-- Problem to solve --
Note each line of the listing that contains the string "matplotlib", and copy it.

-- Provided material --
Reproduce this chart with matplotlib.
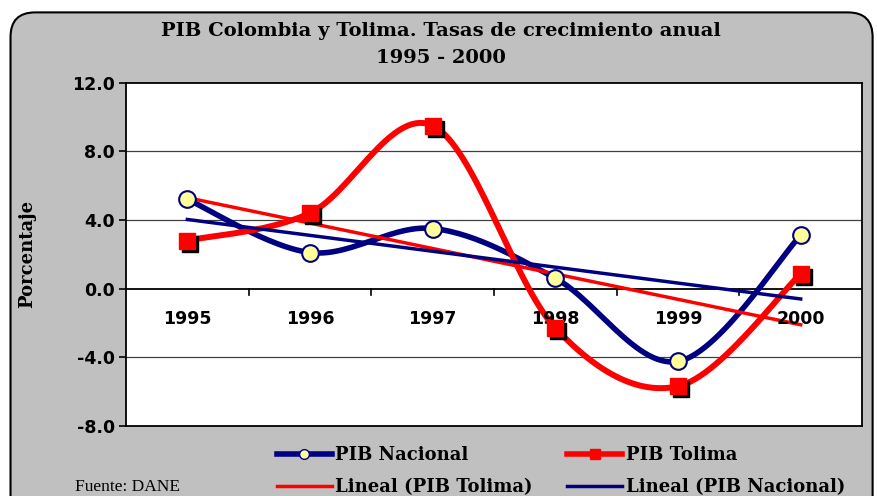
import numpy as np
import matplotlib
matplotlib.use("Agg")
import matplotlib.pyplot as plt
import matplotlib.transforms as mtransforms
from matplotlib.patches import FancyBboxPatch
from matplotlib.lines import Line2D

years = ["1995", "1996", "1997", "1998", "1999", "2000"]
pib_nacional = [5.2, 2.1, 3.5, 0.6, -4.25, 3.1]
pib_tolima = [2.8, 4.4, 9.5, -2.3, -5.7, 0.85]
yticks = [12.0, 8.0, 4.0, 0.0, -4.0, -8.0]

NAVY = "#000080"
RED = "#FF0000"


def excel_smooth(x, y, n=30):
    x = np.asarray(x, float)
    y = np.asarray(y, float)
    P = np.column_stack([x, y])
    out = [P[0]]
    for i in range(len(P) - 1):
        p0 = P[i - 1] if i > 0 else P[i]
        p1 = P[i]
        p2 = P[i + 1]
        p3 = P[i + 2] if i + 2 < len(P) else P[i + 1]
        c1 = p1 + (p2 - p0) / 6.0
        c2 = p2 - (p3 - p1) / 6.0
        t = np.linspace(0, 1, n)[1:, None]
        seg = ((1 - t) ** 3) * p1 + 3 * ((1 - t) ** 2) * t * c1 + 3 * (1 - t) * t ** 2 * c2 + t ** 3 * p2
        out.extend(seg)
    out = np.array(out)
    return out[:, 0], out[:, 1]


fig = plt.figure(figsize=(8.77, 4.96), dpi=100)
fig.patch.set_facecolor("white")

bg = FancyBboxPatch((0.012, -0.1), 0.983, 1.075,
                    boxstyle="round,pad=0,rounding_size=0.028",
                    transform=fig.transFigure, facecolor="#C0C0C0",
                    edgecolor="black", linewidth=1.5, zorder=-10,
                    mutation_aspect=877 / 496)
fig.patches.append(bg)

ax = fig.add_axes([0.1437, 0.1417, 0.8392, 0.6915])
ax.set_zorder(2)
ax.set_facecolor("white")
for s in ax.spines.values():
    s.set_color("black")
    s.set_linewidth(1.3)
ax.spines["bottom"].set_visible(False)

x = np.arange(len(years))
ax.set_xlim(-0.5, len(years) - 0.5)
ax.set_ylim(-8, 12)
ax.set_yticks(yticks)
ax.set_yticklabels([f"{v:.1f}" for v in yticks], fontsize=12.5, fontweight="bold",
                   family="DejaVu Sans")
ax.tick_params(axis="y", length=5, width=1.2, direction="out", pad=3)
ax.set_xticks([])
for v in yticks:
    if v not in (12.0, -8.0, 0.0):
        ax.axhline(v, color="#404040", lw=0.9, zorder=1)
ax.axhline(0, color="black", lw=1.3, zorder=1)
ax.axhline(-8, color="black", lw=1.3, zorder=1, clip_on=False)
for b in np.arange(0.5, len(years) - 0.5, 1.0):
    ax.plot([b, b], [0, -0.35], color="black", lw=1.2, zorder=1)
for xi, lab in zip(x, years):
    ax.text(xi, -1.75, lab, ha="center", va="center", fontsize=12.5,
            fontweight="bold", family="DejaVu Sans", zorder=5)

sx, sy = excel_smooth(x, pib_nacional)
ax.plot(sx, sy, color=NAVY, lw=4, zorder=3, solid_capstyle="round")
tx, ty = excel_smooth(x, pib_tolima)
ax.plot(tx, ty, color=RED, lw=4.3, zorder=3, solid_capstyle="round")

ct = np.polyfit(x, pib_tolima, 1)
cn = np.polyfit(x, pib_nacional, 1)
ax.plot(x, np.polyval(ct, x), color=RED, lw=2.5, zorder=4)
ax.plot(x, np.polyval(cn, x), color=NAVY, lw=2.5, zorder=4)

shadow = ax.transData + mtransforms.ScaledTranslation(3 / 100, -3 / 100, fig.dpi_scale_trans)
ax.plot(x, pib_tolima, ls="none", marker="s", ms=11, mfc="black", mec="black",
        zorder=5, transform=shadow)
ax.plot(x, pib_tolima, ls="none", marker="s", ms=11, mfc=RED, mec=RED, zorder=6)
ax.plot(x, pib_nacional, ls="none", marker="o", ms=12, mfc="#FFFF99", mec=NAVY,
        mew=1.5, zorder=6)

ax.set_ylabel("Porcentaje", fontsize=13, fontweight="bold", family="DejaVu Serif",
              labelpad=26)

fig.text(0.503, 0.938, "PIB Colombia y Tolima. Tasas de crecimiento anual",
         ha="center", va="center", fontsize=14, fontweight="bold", family="DejaVu Serif")
fig.text(0.503, 0.884, "1995 - 2000", ha="center", va="center", fontsize=14,
         fontweight="bold", family="DejaVu Serif")
fig.text(0.085, 0.018, "Fuente: DANE", ha="left", va="center", fontsize=12.5,
         family="Liberation Serif")

handles = [
    Line2D([], [], color=NAVY, lw=4, marker="o", ms=7, mfc="#FFFF99", mec=NAVY),
    Line2D([], [], color=RED, lw=2.5),
    Line2D([], [], color=RED, lw=4, marker="s", ms=7, mfc=RED, mec=RED),
    Line2D([], [], color=NAVY, lw=2.5),
]
labels = ["PIB Nacional", "Lineal (PIB Tolima)", "PIB Tolima", "Lineal (PIB Nacional)"]
leg = fig.legend(handles, labels, ncol=2, loc="center left",
                 bbox_to_anchor=(0.297, 0.05), frameon=False,
                 prop={"family": "DejaVu Serif", "weight": "bold", "size": 13},
                 handlelength=3.05, handletextpad=0.2, columnspacing=1.9,
                 labelspacing=0.75)

fig.savefig("out.png", dpi=100, facecolor="white")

-- Answer to the task --
Reproduce this chart with matplotlib.
import matplotlib
matplotlib.use("Agg")
import matplotlib.pyplot as plt
import matplotlib.transforms as mtransforms
from matplotlib.patches import FancyBboxPatch
from matplotlib.lines import Line2D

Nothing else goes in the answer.